My father passed away when I was 18.  He was 50 years old and died in his sleep from cardiomyopathy of the heart.  He was a diabetic and a heavy smoker and he did not like going to the doctor.  My mom passed away this past September at the age of 70.  She too, slipped away in her sleep from a "devastating cerebral brain hemorrhage", also known as a "Brain Aneurysm".  Like my father, she also struggled with smoking most of her adult life.  My mom and dad were both very hard workers and lived under a high level of stress. Together they would dream of retirement and all of the things they would do together.  They worked long, hard hours striving for the day that they could rest and enjoy their lives.  But that day never came…

My parents, like many of us, believed that they would retire around 65 and then spend the next 15 years traveling and enjoying their grand babies.  They put money in their 401k's and IRAs.  They made their plans to buy an RV and travel around the US.  They invested in fishing gear that they would "enjoy for years to come".  They never traveled outside of the country, or the state for that matter.
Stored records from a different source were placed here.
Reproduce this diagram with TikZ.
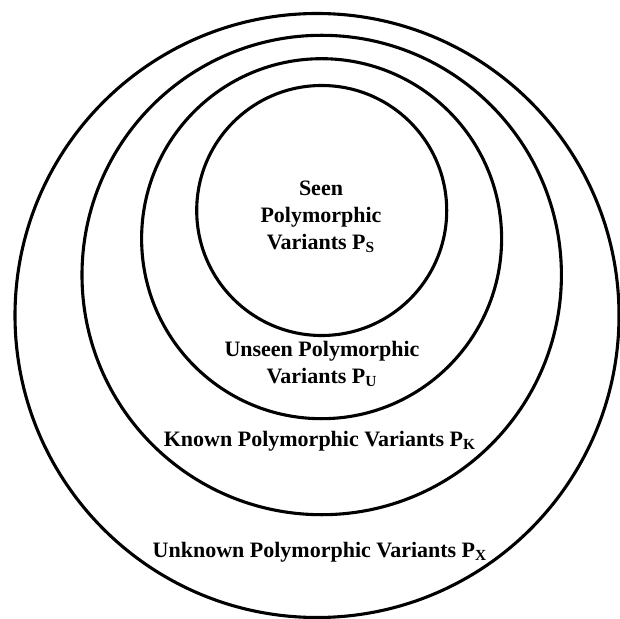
\documentclass[tikz,border=0pt]{standalone}
\usepackage{fontspec}
\setmainfont{Liberation Serif}
\tikzset{
  ring/.style={circle, draw, line width=1.55pt, inner sep=0pt},
  lbl/.style={align=center, font=\fontsize{11}{13.3}\selectfont\bfseries, inner sep=0pt},
}
\begin{document}
\begin{tikzpicture}[x=0.5pt, y=-0.5pt]
\useasboundingbox (0,0) rectangle (619,619);
% ---- rings, outer to inner ----
\node[ring, minimum size=302pt]   (unknown) at (317,315.5) {};
\node[ring, minimum size=239.7pt] (known)   at (321.7,275.0) {};
\node[ring, minimum size=180pt]   (unseen)  at (321.6,238.7) {};
\node[ring, minimum size=125pt]   (seen)    at (321.7,210.5) {};
% ---- labels ----
\node[lbl] (seenlbl)    at (321,217) {Seen\\ Polymorphic\\ Variants P\textsubscript{S}};
\node[lbl] (unseenlbl)  at (322,364) {Unseen Polymorphic\\ Variants P\textsubscript{U}};
\node[lbl] (knownlbl)   at (320,441) {Known Polymorphic Variants P\textsubscript{K}};
\node[lbl] (unknownlbl) at (320,552) {Unknown Polymorphic Variants P\textsubscript{X}};
\end{tikzpicture}
\end{document}
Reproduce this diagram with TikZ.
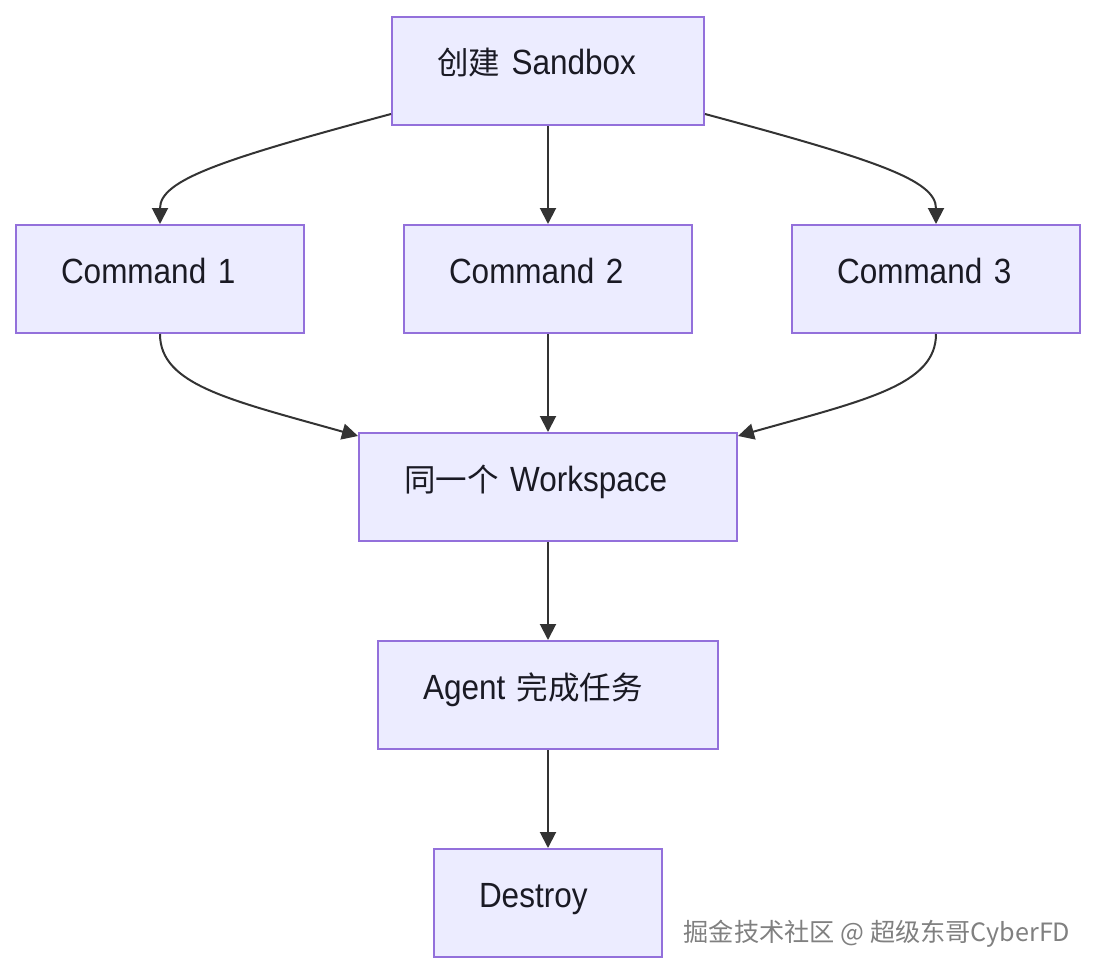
\documentclass[tikz,border=0pt]{standalone}
\usepackage{fontspec}
\setmainfont[FakeStretch=0.9]{Liberation Sans}
\newfontfamily\cjk[Scale=0.9]{Noto Sans CJK SC}
\usetikzlibrary{arrows.meta}
\definecolor{boxfill}{HTML}{ECECFF}
\definecolor{boxline}{HTML}{9370DB}
\definecolor{arrowgray}{HTML}{333333}
\definecolor{labeltext}{HTML}{1A1A24}
\newcommand{\zh}[1]{{\cjk #1}}
\begin{document}
\begin{tikzpicture}[x={(1pt,0)},y={(0,-1pt)},>={Triangle[length=16pt,width=16pt]},
	stepbox/.style={draw=boxline,fill=boxfill,line width=2pt,minimum height=108pt,inner xsep=45pt,inner ysep=0pt,
		align=left,text height=25pt,text depth=17pt,font=\fontsize{35}{42}\selectfont,text=labeltext},
	flow/.style={->,draw=arrowgray,line width=2pt}]
	\useasboundingbox (0,0) rectangle (1096,974);
	\node[stepbox,text width=222pt] (sandbox) at (548,71) {\zh{创建} Sandbox};
	\node[stepbox,text width=198pt] (cmd1) at (160,279) {Command 1};
	\node[stepbox,text width=198pt] (cmd2) at (548,279) {Command 2};
	\node[stepbox,text width=198pt] (cmd3) at (936,279) {Command 3};
	\node[stepbox,text width=288pt] (workspace) at (548,487) {\zh{同一个} Workspace};
	\node[stepbox,text width=250pt] (agent) at (548,695) {Agent \zh{完成任务}};
	\node[stepbox,text width=138pt] (destroy) at (548,903) {Destroy};
	\draw[flow] ([yshift=12pt]sandbox.south west) .. controls (220,160) and (160,180) .. (cmd1.north);
	\draw[flow] (sandbox) -- (cmd2);
	\draw[flow] ([yshift=12pt]sandbox.south east) .. controls (876,160) and (936,180) .. (cmd3.north);
	\draw[flow] (cmd1.south) .. controls (160,385) and (230,400) .. ([yshift=-4pt]workspace.north west);
	\draw[flow] (cmd2) -- (workspace);
	\draw[flow] (cmd3.south) .. controls (936,385) and (866,400) .. ([yshift=-4pt]workspace.north east);
	\draw[flow] (workspace) -- (agent);
	\draw[flow] (agent) -- (destroy);
	\node[font=\cjk\fontsize{28}{32}\selectfont,text=gray] (credit) at (877,934) {掘金技术社区 @ 超级东哥CyberFD};
\end{tikzpicture}
\end{document}
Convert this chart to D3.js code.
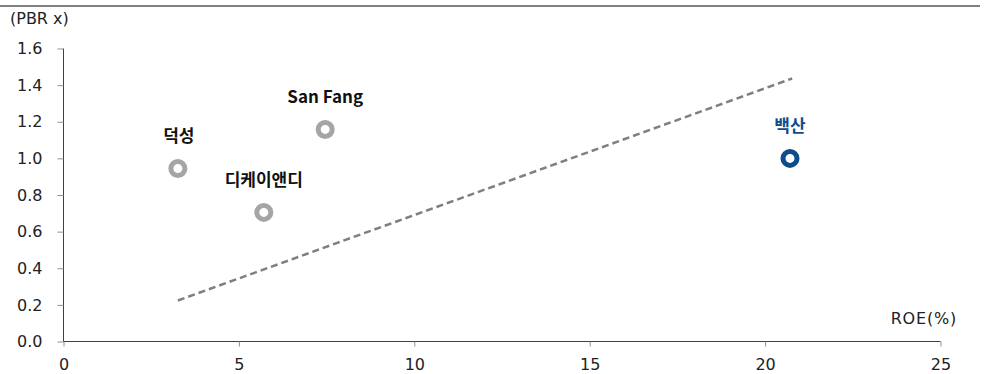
<!DOCTYPE html>
<html><head><meta charset="utf-8">
<script src="https://cdn.jsdelivr.net/npm/d3@7"></script>
<style>body{margin:0;background:#fff;} text{font-family:"DejaVu Sans",sans-serif;}</style>
</head><body>
<svg id="c" width="987" height="374"></svg>
<script>
const names = ["덕성", "디케이앤디", "San Fang", "백산"];
const roe = [3.26, 5.71, 7.46, 20.71];
const pbr = [0.945, 0.705, 1.158, 1.0];
const highlight = [false, false, false, true];
const trendX = [3.26, 20.77];
const trendY = [0.224, 1.436];
const xTicks = [0, 5, 10, 15, 20, 25];
const yTicks = [0, 0.2, 0.4, 0.6, 0.8, 1.0, 1.2, 1.4, 1.6];

const svg = d3.select("#c");
const x = d3.scaleLinear().domain([0, 25]).range([63.5, 940.5]);
const y = d3.scaleLinear().domain([0, 1.6]).range([341.5, 48.5]);
const axisFont = "'DejaVu Sans',sans-serif";

svg.append("line").attr("x1", 0).attr("x2", 980).attr("y1", 6).attr("y2", 6)
  .attr("stroke", "#808080").attr("stroke-width", 2);

const fmt = d3.format(".1f");
const ya = svg.append("g").attr("transform", "translate(63.5,0)")
  .call(d3.axisLeft(y).tickValues(yTicks).tickFormat(fmt).tickSize(6).tickPadding(15));
ya.select(".domain").attr("stroke", "#404040").attr("d", `M-0,${y(1.6)}V${y(0)}`);
ya.selectAll(".tick line").attr("stroke", "#909090");
ya.selectAll(".tick text").attr("fill", "#222").style("font-size", "16px").style("font-family", axisFont);

const xa = svg.append("g").attr("transform", "translate(0,341.5)")
  .call(d3.axisBottom(x).tickValues(xTicks).tickSize(5).tickPadding(12));
xa.select(".domain").attr("stroke", "#404040").attr("d", `M${x(0)},0H${x(25)}`);
xa.selectAll(".tick line").attr("stroke", "#909090");
xa.selectAll(".tick text").attr("fill", "#222").style("font-size", "16px").style("font-family", axisFont);

svg.append("text").attr("x", 10).attr("y", 24).text("(PBR x)")
  .style("font-size", "16px").attr("fill", "#222");
svg.append("text").attr("x", 957).attr("y", 324).attr("text-anchor", "end").text("ROE(%)")
  .style("font-size", "16px").style("letter-spacing", "0.8px").attr("fill", "#222");

svg.append("line")
  .attr("x1", x(trendX[0])).attr("y1", y(trendY[0]))
  .attr("x2", x(trendX[1])).attr("y2", y(trendY[1]))
  .attr("stroke", "#7f7f7f").attr("stroke-width", 2.5).attr("stroke-dasharray", "7,4");

const data = names.map((n, i) => ({n, x: roe[i], y: pbr[i], h: highlight[i]}));
svg.selectAll("circle.pt").data(data).join("circle").attr("class", "pt")
  .attr("cx", d => x(d.x)).attr("cy", d => y(d.y)).attr("r", 7)
  .attr("fill", "#fff").attr("stroke", d => d.h ? "#0f4c8c" : "#a5a5a5").attr("stroke-width", 5);

svg.selectAll("text.lbl").data(data).join("text").attr("class", "lbl")
  .attr("x", d => x(d.x) + (d.n === "덕성" ? 1 : 0))
  .attr("y", d => y(d.y) - 26)
  .attr("text-anchor", "middle").text(d => d.n)
  .style("font-family", "'Noto Sans CJK KR',sans-serif")
  .style("font-size", "17px").style("font-weight", "bold")
  .attr("fill", d => d.h ? "#0f4c8c" : "#111");
</script>
</body></html>
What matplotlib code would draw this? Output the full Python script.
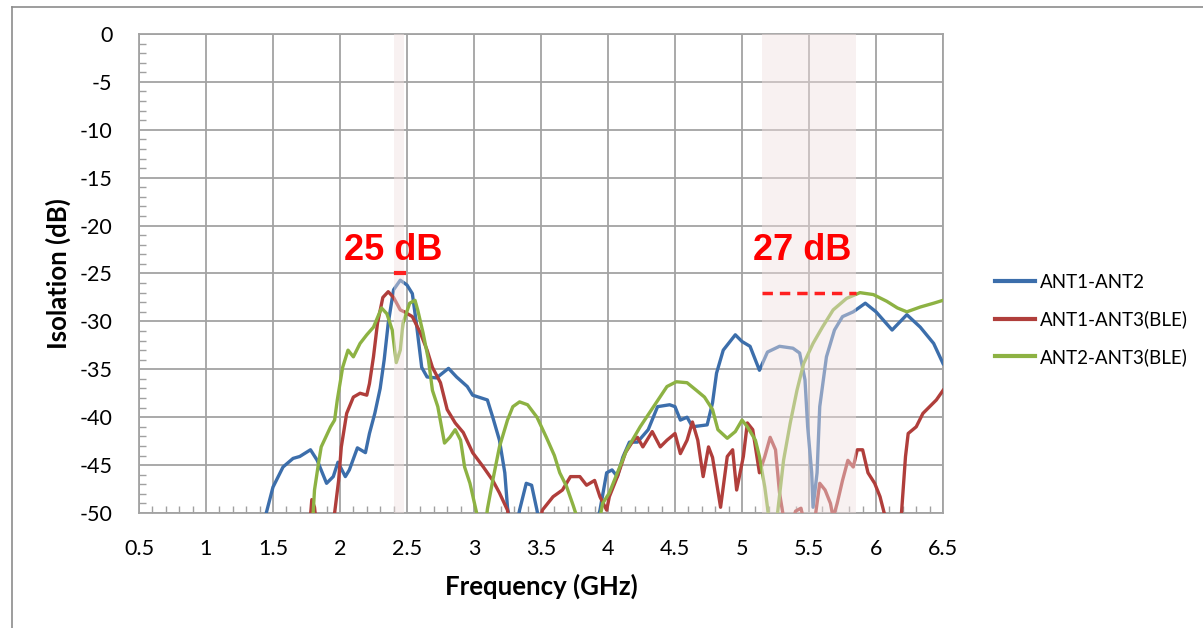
import matplotlib.pyplot as plt
from matplotlib.lines import Line2D
from matplotlib.ticker import MultipleLocator

plt.rcParams['axes.unicode_minus'] = False

# ANT1-ANT2 (values below -50 are out of view)
f_12 = [1.40, 1.45, 1.50, 1.575, 1.65, 1.70, 1.78, 1.83, 1.90, 1.95, 1.985, 2.04, 2.07, 2.13, 2.19,
        2.22, 2.26, 2.30, 2.33, 2.36, 2.40, 2.45, 2.50, 2.54, 2.57, 2.61, 2.65, 2.72, 2.81, 2.87,
        2.95, 2.99, 3.10, 3.14, 3.19, 3.23, 3.25, 3.28, 3.31, 3.34, 3.39, 3.43, 3.47, 3.50,
        3.90, 3.94, 3.99, 4.03, 4.07, 4.11, 4.16, 4.22, 4.30, 4.37, 4.46, 4.50, 4.54, 4.59, 4.63,
        4.74, 4.78, 4.81, 4.86, 4.95, 5.00, 5.06, 5.13, 5.19, 5.28, 5.38, 5.43, 5.47, 5.49, 5.52,
        5.53, 5.56, 5.58, 5.63, 5.69, 5.75, 5.83, 5.92, 6.00, 6.12, 6.23, 6.33, 6.43, 6.50]
s_12 = [-52, -50, -47.3, -45.2, -44.3, -44.1, -43.4, -44.5, -46.9, -46.2, -44.7, -46.2, -45.5, -43.2, -43.7,
        -41.7, -39.6, -37.0, -34.0, -30.2, -26.7, -25.7, -26.2, -27.1, -30.2, -34.8, -35.8, -35.9, -34.9, -35.8,
        -36.8, -37.7, -38.2, -40.0, -42.4, -45.8, -49.4, -52, -52, -49.7, -46.9, -47.1, -49.7, -52,
        -52, -49.7, -45.8, -45.5, -46.2, -44.2, -42.6, -42.6, -41.3, -38.9, -38.7, -38.9, -40.3, -40.0, -41.0,
        -40.8, -38.5, -35.4, -33.0, -31.4, -32.1, -32.6, -35.1, -33.2, -32.6, -32.8, -33.3, -36.1, -41.0, -45.8,
        -49.4, -45.8, -38.9, -33.7, -30.9, -29.5, -29.0, -28.1, -29.0, -30.9, -29.3, -30.6, -32.3, -34.4]

# ANT1-ANT3(BLE)
f_13 = [1.77, 1.79, 1.81, 1.83, 1.94, 1.96, 1.99, 2.01, 2.05, 2.10, 2.15, 2.20, 2.22, 2.25, 2.28,
        2.32, 2.36, 2.40, 2.45, 2.48, 2.54, 2.60, 2.65, 2.69, 2.75, 2.80, 2.86, 2.92, 2.99, 3.07,
        3.14, 3.19, 3.25, 3.28, 3.48, 3.51, 3.59, 3.66, 3.72, 3.79, 3.84, 3.90, 3.94, 3.99, 4.01,
        4.07, 4.13, 4.19, 4.22, 4.26, 4.33, 4.39, 4.44, 4.50, 4.54, 4.59, 4.63, 4.67, 4.71, 4.75,
        4.78, 4.84, 4.89, 4.93, 4.96, 5.01, 5.04, 5.08, 5.13, 5.17, 5.21, 5.25, 5.28, 5.31, 5.35,
        5.40, 5.44, 5.48, 5.55, 5.58, 5.62, 5.66, 5.68, 5.71, 5.75, 5.79, 5.83, 5.86, 5.90, 5.94,
        5.99, 6.03, 6.07, 6.09, 6.17, 6.19, 6.22, 6.24, 6.30, 6.35, 6.40, 6.45, 6.50]
s_13 = [-52, -48.6, -49.4, -52, -52, -50, -46.6, -43.1, -39.6, -37.9, -37.5, -37.7, -36.5, -33.7, -30.2,
        -27.5, -26.9, -27.5, -28.8, -29.0, -29.5, -31.2, -33.0, -34.8, -36.4, -39.2, -40.6, -41.6, -43.7, -45.2,
        -46.6, -47.9, -49.7, -52, -52, -49.7, -48.3, -47.6, -46.2, -46.2, -47.1, -46.6, -48.3, -49.7, -48.3,
        -46.2, -43.7, -42.4, -42.1, -43.1, -41.5, -43.1, -42.4, -41.7, -43.8, -42.4, -40.5, -42.4, -46.2, -43.1,
        -44.2, -49.4, -44.1, -43.4, -47.6, -44.1, -40.6, -41.3, -45.8, -44.1, -42.1, -43.4, -47.9, -50.5, -52,
        -49.8, -49.5, -52, -50, -46.9, -47.6, -49.0, -50.5, -49.0, -46.6, -44.5, -45.2, -43.4, -43.4, -45.8,
        -46.9, -48.3, -50.5, -52, -52, -50, -44.1, -41.7, -41.0, -39.6, -38.9, -38.2, -37.2]

# ANT2-ANT3(BLE)
f_23 = [1.78, 1.80, 1.81, 1.84, 1.86, 1.89, 1.93, 1.96, 1.98, 2.02, 2.06, 2.10, 2.15, 2.20, 2.25,
        2.31, 2.35, 2.39, 2.42, 2.45, 2.47, 2.52, 2.56, 2.58, 2.62, 2.66, 2.69, 2.73, 2.78, 2.82,
        2.86, 2.90, 2.93, 2.97, 3.02, 3.05, 3.08, 3.10, 3.14, 3.19, 3.25, 3.29, 3.34, 3.40, 3.47,
        3.54, 3.60, 3.64, 3.69, 3.74, 3.77, 3.80, 3.92, 3.96, 4.01, 4.07, 4.14, 4.24, 4.34, 4.44,
        4.51, 4.59, 4.66, 4.72, 4.78, 4.82, 4.89, 4.95, 5.00, 5.04, 5.10, 5.13, 5.17, 5.19, 5.21,
        5.25, 5.27, 5.31, 5.36, 5.41, 5.46, 5.53, 5.60, 5.68, 5.78, 5.88, 5.98, 6.08, 6.16, 6.23,
        6.33, 6.43, 6.50]
s_23 = [-52, -50, -47.6, -44.8, -43.1, -42.2, -41.0, -40.3, -38.2, -34.8, -33.0, -33.7, -32.3, -31.4, -30.6,
        -28.6, -29.2, -30.9, -34.3, -33.0, -30.2, -28.1, -27.8, -28.8, -31.2, -34.0, -37.2, -38.9, -42.7, -42.1,
        -41.3, -42.4, -45.2, -46.9, -50, -52, -52, -49.6, -46.6, -43.1, -40.3, -38.9, -38.4, -38.7, -40.0,
        -42.1, -44.0, -45.8, -47.2, -49.2, -50.5, -52, -52, -49.0, -47.9, -45.8, -43.4, -41.0, -38.9, -36.8,
        -36.3, -36.4, -37.2, -37.9, -39.2, -41.3, -42.2, -41.5, -40.3, -41.0, -42.4, -44.1, -47.3, -49.4, -52,
        -52, -49.4, -44.5, -40.6, -37.2, -34.4, -32.3, -30.6, -28.8, -27.6, -27.0, -27.2, -27.9, -28.6, -29.0,
        -28.5, -28.1, -27.8]

bands = [(2.40, 2.48), (5.15, 5.85)]

fig = plt.figure(figsize=(12.03, 6.28), dpi=100)
ax = fig.add_axes([0.1155, 0.1831, 0.6684, 0.7628])

ax.plot(f_12, s_12, color='#3C6EAB', lw=2.4, label='ANT1-ANT2', zorder=3)
ax.plot(f_13, s_13, color='#B03E3B', lw=2.4, label='ANT1-ANT3(BLE)', zorder=3)
ax.plot(f_23, s_23, color='#8DB243', lw=2.4, label='ANT2-ANT3(BLE)', zorder=3)

for lo, hi in bands:
    ax.axvspan(lo, hi, color='#f0e0e0', alpha=0.45, lw=0, zorder=4)

# isolation markers
ax.plot([2.415, 2.475], [-25, -25], color='#ff2020', lw=3, zorder=5)
ax.plot([5.15, 5.85], [-27, -27], color='#ff2020', lw=2.5, ls=(0, (3, 2)), zorder=5)
ax.text(2.40, -22.6, '25 dB', color='#ff0000', fontsize=26, fontweight='bold',
        family='Liberation Sans', ha='center', va='center', zorder=6)
ax.text(5.45, -22.6, '27 dB', color='#ff0000', fontsize=26, fontweight='bold',
        family='Liberation Sans', ha='center', va='center', zorder=6)

ax.set_xlim(0.5, 6.5)
ax.set_ylim(-50, 0)
ax.xaxis.set_major_locator(MultipleLocator(0.5))
ax.yaxis.set_major_locator(MultipleLocator(5))
ax.xaxis.set_minor_locator(MultipleLocator(0.1))
ax.yaxis.set_minor_locator(MultipleLocator(1))
ax.set_xticklabels([f'{v:g}' for v in ax.get_xticks()])
ax.grid(True, which='major', color='#a3a3a3', lw=1.3, zorder=0)
ax.set_axisbelow(True)
ax.tick_params(which='major', length=0, labelsize=15.5, colors='black')
ax.tick_params(which='minor', direction='in', length=5, color='#a0a0a0', width=1)
ax.tick_params(axis='y', pad=19)
ax.tick_params(axis='x', pad=19)
for sp in ax.spines.values():
    sp.set_color('#a3a3a3')
    sp.set_linewidth(1.3)

for lab in ax.get_xticklabels() + ax.get_yticklabels():
    lab.set_family('Lato')

ax.set_xlabel('Frequency (GHz)', fontsize=18.5, fontweight='bold', family='Lato', labelpad=10)
ax.set_ylabel('Isolation (dB)', fontsize=18.5, fontweight='bold', family='Lato')
ax.yaxis.set_label_coords(-0.084, 0.5)

leg = ax.legend(loc='center left', bbox_to_anchor=(1.044, 0.403), frameon=False,
                prop={'family': 'Lato', 'size': 13.5}, handlelength=2.1,
                handletextpad=0.3, labelspacing=1.05)
for h in leg.get_lines():
    h.set_linewidth(3)

# outer chart border (top and left)
fig.add_artist(Line2D([0.0100, 1.0], [0.989, 0.989], color='#8c8c8c', lw=1.2))
fig.add_artist(Line2D([0.0100, 0.0100], [0.0, 0.989], color='#8c8c8c', lw=1.2))

fig.savefig('out.png', dpi=100)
They never enjoyed theatre, or long drives up and down the coast.  They worked.  Tirelessly they worked.  Every year my sister and I would beg them to take us to Disneyland or Yosemite, but they were too tired, too broke, or just too unwilling.  Our vacations growing up were camping trips to the same little lake in Northern California. Every year, twice a year from when I was 6 months old to when I was 17. We loved our traditional camping trips, they really were the highlight of my childhood, but we always knew that mom and dad wanted something more….and they planned to have it….some day.

I think that one of the most sobering lessons for me in losing my parents while they were still relatively young, is that they worked so hard to achieve the "someday dream", that they let their "today's" slip by.  They should have laughed more, played more, rested more….lived more.  The bible says, that "life is just a vapor and then it's gone."  It really is so very true.  Investing in the future is important, but not at the expense of living today.  Life throws curve balls at us every step of the journey, but we must learn how to dodge them, learn from them, and keep enjoying our lives and the people in which we share them.

Yes, I will invest in IRAs and Mutual Funds…but I will also invest in my marriage, children and friends.  Yes, I will plan for my future, but I will also be present and live today.  Yes, I will dream…yes, I will hope.  But no, I will not drive myself into the ground with work, stress, and harmful self remedy's.  I will love Jesus, Love my family, Love my work and Love my play.  And I will not take for granted one single day while I'm on this planet…I will dream for tomorrow but live like I only have today.  This will be my tribute to my parents.  "I hear you mom and dad….And I will learn from you."